The academy—at least in the setting within which I work, of a large state school—is a machine whose engine is powered by profit margins and commodification.  Unionizing a sector of underpaid workers would be wonderful (my own thoughts on this are another piece of my professional life that has been assumed with my saying nothing on the matter).  But offering this as the answer to the enormity of what many see to be the problem with how colleges and universities are structured economically is, to my mind, whistling into a tornado.  That’s not to say it shouldn’t be a priority that gets pursued.  Not at all. It is actually to say that the folks I have apparently undermined with my dismissive lifeboating are not a monolith.  And neither is “the academy.”  To suggest that there is some abiding essence or undercurrent of commonality—political, professional, or otherwise—among contingent faculty is to do “them” a huge disservice. That is the move that conflates and simplifies the vast array of experiences that greet junior scholars as they enter the academic workforce.

As I read it, my focus in that earlier post was on the outrage of tenured professors who are praised when they write their missives of why they quit the academy.
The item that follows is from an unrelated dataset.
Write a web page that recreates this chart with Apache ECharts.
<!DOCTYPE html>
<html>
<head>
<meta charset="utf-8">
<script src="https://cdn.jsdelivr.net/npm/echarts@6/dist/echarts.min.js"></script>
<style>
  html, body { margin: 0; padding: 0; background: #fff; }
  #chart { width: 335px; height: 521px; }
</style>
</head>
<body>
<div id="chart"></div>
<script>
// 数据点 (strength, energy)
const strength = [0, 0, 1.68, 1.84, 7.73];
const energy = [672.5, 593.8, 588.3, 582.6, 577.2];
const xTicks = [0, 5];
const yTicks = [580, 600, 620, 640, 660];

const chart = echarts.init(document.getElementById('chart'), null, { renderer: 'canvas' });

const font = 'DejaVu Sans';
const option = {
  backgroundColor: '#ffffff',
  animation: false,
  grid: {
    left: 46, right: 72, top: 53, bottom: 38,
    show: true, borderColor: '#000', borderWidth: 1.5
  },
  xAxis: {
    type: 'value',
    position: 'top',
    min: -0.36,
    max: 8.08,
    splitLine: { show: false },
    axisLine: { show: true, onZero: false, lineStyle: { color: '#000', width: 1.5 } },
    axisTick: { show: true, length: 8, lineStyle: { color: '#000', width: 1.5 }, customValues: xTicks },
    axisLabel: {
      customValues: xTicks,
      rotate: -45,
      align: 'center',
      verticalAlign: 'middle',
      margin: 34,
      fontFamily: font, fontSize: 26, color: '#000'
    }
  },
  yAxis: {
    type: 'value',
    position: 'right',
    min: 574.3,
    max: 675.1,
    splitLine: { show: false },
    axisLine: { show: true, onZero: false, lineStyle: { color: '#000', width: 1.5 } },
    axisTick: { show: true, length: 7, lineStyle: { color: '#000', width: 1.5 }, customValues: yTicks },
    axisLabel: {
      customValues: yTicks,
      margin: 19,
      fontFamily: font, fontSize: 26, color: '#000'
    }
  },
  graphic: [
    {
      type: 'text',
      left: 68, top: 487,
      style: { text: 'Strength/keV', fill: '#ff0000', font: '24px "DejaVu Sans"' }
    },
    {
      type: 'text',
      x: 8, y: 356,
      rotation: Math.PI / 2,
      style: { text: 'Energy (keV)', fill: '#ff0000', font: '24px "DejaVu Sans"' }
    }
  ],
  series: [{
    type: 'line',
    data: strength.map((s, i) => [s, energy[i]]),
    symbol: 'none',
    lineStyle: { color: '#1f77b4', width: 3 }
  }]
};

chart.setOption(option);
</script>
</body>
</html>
The frustration with our jobs that everyone feels now and again, the struggles to make ends meet (I wish I had the financial stability that my critics have assumed), and the very real problems facing the academic factory’s overproduction of Ph.D.s are fine conversations to have. They can even be productive. The point, however, is that in having them, we should not delude ourselves into thinking that we are fighting “the man.” The academic professional class of the North American professoriate can’t fight the man because it is the man.  At the very least, we contribute to his well-being and participate in his own livelihood.
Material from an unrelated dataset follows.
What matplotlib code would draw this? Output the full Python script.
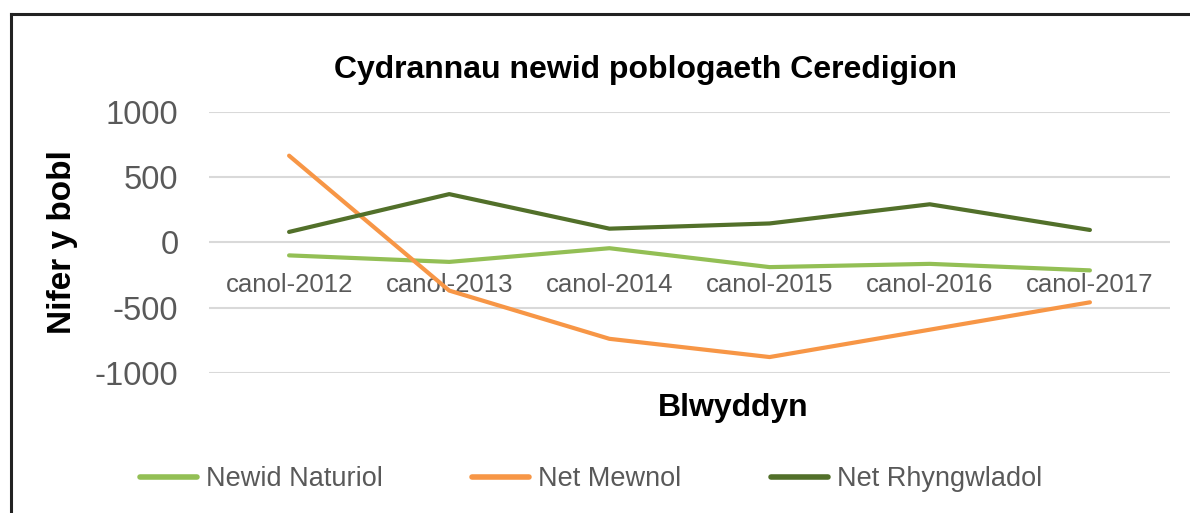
import matplotlib.pyplot as plt
from matplotlib.lines import Line2D

plt.rcParams['font.family'] = ['Liberation Sans', 'DejaVu Sans']
plt.rcParams['axes.unicode_minus'] = False

# data
years = ["canol-2012", "canol-2013", "canol-2014", "canol-2015", "canol-2016", "canol-2017"]
newid_naturiol = [-100, -150, -45, -190, -165, -215]
net_mewnol = [665, -370, -740, -880, -670, -460]
net_rhyngwladol = [80, 370, 105, 145, 292, 95]

series_names = ["Newid Naturiol", "Net Mewnol", "Net Rhyngwladol"]
series_colors = ["#93BF55", "#F79646", "#52702A"]

W, H = 1190, 513
fig = plt.figure(figsize=(W / 100, H / 100), dpi=100)
ax = fig.add_axes([209 / W, 1 - 372.7 / H, (1170 - 209) / W, (372.7 - 112) / H])

x = range(len(years))
for vals, name, col in zip([newid_naturiol, net_mewnol, net_rhyngwladol], series_names, series_colors):
    ax.plot(x, vals, color=col, lw=3, label=name, solid_capstyle="round", zorder=3)

ax.set_xlim(-0.5, len(years) - 0.5)
ax.set_ylim(-1000, 1000)
ax.set_yticks([-1000, -500, 0, 500, 1000])
ax.yaxis.grid(True, color="#D9D9D9", lw=1.5)
ax.set_axisbelow(True)

ax.set_xticks(list(x))
ax.set_xticklabels(years)
ax.spines["bottom"].set_position(("data", 0))
for s in ax.spines.values():
    s.set_visible(False)
ax.tick_params(axis="x", length=0, pad=22, labelsize=18.5, labelcolor="#595959")
ax.tick_params(axis="y", length=0, pad=22, labelsize=23.5, labelcolor="#595959")

fig.text(645 / W, 1 - 70 / H, "Cydrannau newid poblogaeth Ceredigion", ha="center", va="center",
         fontsize=23, fontweight="bold")
fig.text(62 / W, 1 - 242 / H, "Nifer y bobl", rotation=90, ha="center", va="center",
         fontsize=24, fontweight="bold")
fig.text(733 / W, 1 - 408 / H, "Blwyddyn", ha="center", va="center", fontsize=23, fontweight="bold")

leg = fig.legend(loc="center", bbox_to_anchor=(591 / W, 1 - 479 / H), ncol=3, frameon=False,
                 fontsize=19.5, handlelength=2.1, handletextpad=0.33, columnspacing=3.3)
for t in leg.get_texts():
    t.set_color("#595959")
for h in leg.get_lines():
    h.set_linewidth(4)

# frame lines on the left and top of the figure
fig.add_artist(Line2D([11 / W, 11 / W], [0, 1 - 14 / H], color="#222222", lw=2.2, transform=fig.transFigure))
fig.add_artist(Line2D([11 / W, 1], [1 - 14 / H, 1 - 14 / H], color="#222222", lw=2.2, transform=fig.transFigure))

fig.savefig("out.png", dpi=100)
Another critique was that new graduate students need to know the truth about the futures they face as they enter academe  Interestingly, this point came largely from scholars who had completed or were near finishing degrees from prestigious institutions. My own Ph.D. was earned at a large state school (The University of Alabama, in fact). I didn’t attend a higher-ranked university because I couldn’t afford it. I still took out loans and paid rent on a credit card to be in Alabama. From day one in graduate school—and I mean the very first session on the very first day of our series of meetings (called “boot camp,” even by its organizers) that introduced us to our new lives of teaching two composition courses (with no teaching experience whatsoever, and with no accompanying health insurance) while taking two to three graduate seminars—my cohort of grad students and I were told we would not get academic jobs. We were told this on many occasions by many professors.  If we were lucky, we heard, we might be able to secure something at a community college or a private high school.  Maybe a 4/4 load at a teaching college if we really applied ourselves.
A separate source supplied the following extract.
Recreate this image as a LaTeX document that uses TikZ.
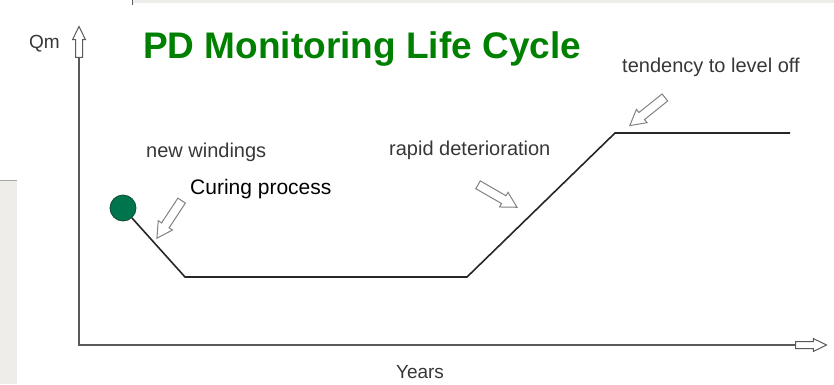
\documentclass[tikz,border=0pt]{standalone}
\usepackage{fontspec}
\setmainfont{Liberation Sans}
\usetikzlibrary{positioning,shapes,arrows}
\definecolor{titlegreen}{RGB}{0,128,0}
\definecolor{dotgreen}{RGB}{0,116,76}
\definecolor{dotedge}{RGB}{16,78,48}
\definecolor{labelgray}{RGB}{55,55,55}
\definecolor{axisgray}{RGB}{90,90,90}
\definecolor{arrowgray}{RGB}{130,130,130}
\definecolor{panelgray}{RGB}{238,237,234}

\begin{document}
\begin{tikzpicture}[x=1pt, y=1pt,
    lbl/.style={text=labelgray, font=\fontsize{20}{24}\selectfont, inner sep=0pt},
    hollow/.style={single arrow, draw=arrowgray, fill=white, line width=1pt,
        inner xsep=0pt, inner ysep=4pt, minimum height=45pt,
        single arrow head extend=4pt, single arrow tip angle=58},
    axisarrow/.style={hollow, minimum height=31pt, inner ysep=3pt,
        single arrow head extend=3pt, single arrow tip angle=52, draw=axisgray}]
				\useasboundingbox (0,0) rectangle (834,384);
				% background panels
				\fill[panelgray] (132,381) rectangle (834,384);
				\draw[axisgray, line width=0.8pt] (132,379) -- (132,384);
				\fill[panelgray] (0,0) rectangle (17,204);
				\draw[gray!70, line width=0.8pt] (0,204) -- (17,204);
				% axes
				\coordinate (O) at (79,39);
				\node[axisarrow, rotate=90] (yarr) at (79,338.5) {};
				\node[axisarrow] (xarr) at (807.5,39) {};
				\draw[axisgray, line width=1.6pt] (yarr.tail) -- (O) -- (xarr.tail);
				\node[text=labelgray, font=\fontsize{19}{22}\selectfont, inner sep=0pt, anchor=base west] (qm) at (29,336) {Qm};
				\node[text=labelgray, font=\fontsize{19}{22}\selectfont, inner sep=0pt, anchor=base] (years) at (420,6) {Years};
				% title
				\node[text=titlegreen, font=\fontsize{37}{40}\selectfont\bfseries, inner sep=0pt, anchor=base west] (title) at (143,326) {PD Monitoring Life Cycle};
				% life cycle curve
				\node[circle, fill=dotgreen, draw=dotedge, line width=0.8pt, minimum size=26pt, inner sep=0pt] (start) at (123,176) {};
				\coordinate (low1) at (185,107);
				\coordinate (low2) at (467,107);
				\coordinate (high1) at (615,251);
				\coordinate (high2) at (790,251);
				\draw[black!85, line width=1.6pt] (start) -- (low1) -- (low2) -- (high1) -- (high2);
				% labels and pointers
				\node[lbl, anchor=base west] (neww) at (146,227) {new windings};
				\node[font=\fontsize{21}{24}\selectfont, inner sep=0pt, anchor=base west] (curing) at (190,190) {Curing process};
				\node[lbl, anchor=base west] (rapid) at (389,229) {rapid deterioration};
				\node[lbl, anchor=base west] (level) at (622,312) {tendency to level off};
				\node[hollow, rotate=236.7] (curarr) at (171.5,168) {};
				\node[hollow, rotate=-30] (rapidarr) at (494,190) {};
				\node[hollow, rotate=218.7] (levelarr) at (650.5,275) {};
			\end{tikzpicture}
\end{document}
So, at least in the state university level of the hierarchal tier system, this message gets through loud and clear.  My fellow grad students and I were never privy to the capitalistic ideal of gaining success and prosperity because of some elbow grease on our end.  And, to be sure, while I feel like I work hard and contribute to my department, I know very well that there was a huge amount of luck accompanying my appointment.  I think there is for all of us who land a tenure-track job in the modern university system. Again, as I read it, that was really exactly what my first post was saying, and I’m not sure how that got missed: The systematized machinations of the North American academy are, like those of any other institutions, highly problematic. Simultaneously, those of us who have found ourselves participating in them are very lucky.

The privilege of those tenured or on the tenure-track is, if we’re self-reflexive, what allows us to admit that we’re part of the problem. The fantasy that strikes me as elitist is the one that suggests that we can somehow be in but not of the academy—that we can participate in it and nonetheless present ourselves as innocent bystanders destroyed by its recklessness.